Bob Cox and his wife Gosia Klosek pose at the top of Kala Patthar, a landmark on the south ridge of Pumori. (Santa Bahadur Ghale/Santa Bahadur Ghale)

Our readers share tales of their rambles around the world.

Who: Bob Cox (the author) and his wife, Gosia Klosek, from Bethesda.

Where, when, why: We went to Nepal in mid-February for three weeks. Our main goal was to hike to Mount Everest’s base camp; in particular, the landmark Kala Patthar viewing point . We attempted to do this trek in 2014, but I caught bronchitis.

A shot of Ama Dablam, a picturesque mountain in the Himalaya range of eastern Nepal. (Gosia Klosek/Gosia Klosek)

Highlights and high points: Just about everything we saw in the Himalayas was impressive. Some of the most memorable sights we experienced on our trip included the view of the mountain Ama Dablam from its base camp; a yak herder climbing up a 1,000-foot hill to have a 15-minute chat with our guide and then climbing back down to his yaks; the blue-white ice caves in the Khumbu glacier; and, of course, the view from Kala Patthar.
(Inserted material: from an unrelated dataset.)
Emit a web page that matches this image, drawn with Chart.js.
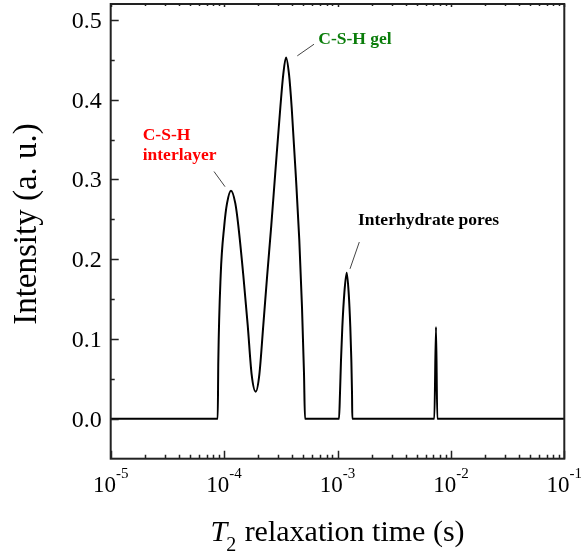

Cultural connection or disconnect: Conversations with our guide, Santa Bahadur Ghale, gave us some insight into Nepal and how the country has changed.

Biggest laugh: We were stuck in Patan, next door to Kathmandu, at the end of the trip after our Turkish Airlines jet skidded off the runway and caused the airport to close for four days. On the third day, we walked around many temples in Patan, lighting candles to all the gods to help free the plane. It worked! That night, we received news that flights would resume the next day.

Biggest cry: Six weeks after our return to the States, a major earthquake hit Nepal. Our guide’s grandmother and 9-year-old niece were killed after his house partially collapsed. We have since sent him money to help him rebuild. From e-mailing with him and others, we have heard that the trekking routes in the Everest region are again open. We would certainly go back.

How unexpected: I was most surpised by the friendliness of the Nepali people, who are very poor. Of course, people in the tourist business want you to spend your money, but beyond that, they are generally genuinely nice. At one lodge, a worker helped us repair some of our equipment that had broken. Then, when we were stuck in an unseasonal snowstorm, the same worker volunteered to take my pack for me as I was struggling through thigh-deep snow — without words, since he didn’t speak English.

Fondest memento or memory: We will never forget the wonderful feeling of making it to the top of Kala Patthar. At that altitude, the oxygen is less than half of what it is at sea level. Every step uphill we took two deep breaths, and these were not long steps. It was a pretty clear day, and we were the only people up there — normally there are crowds of trekkers snapping pictures of one another and of Everest. It was truly an event of a lifetime, something that stands out above the other many great trips we have taken.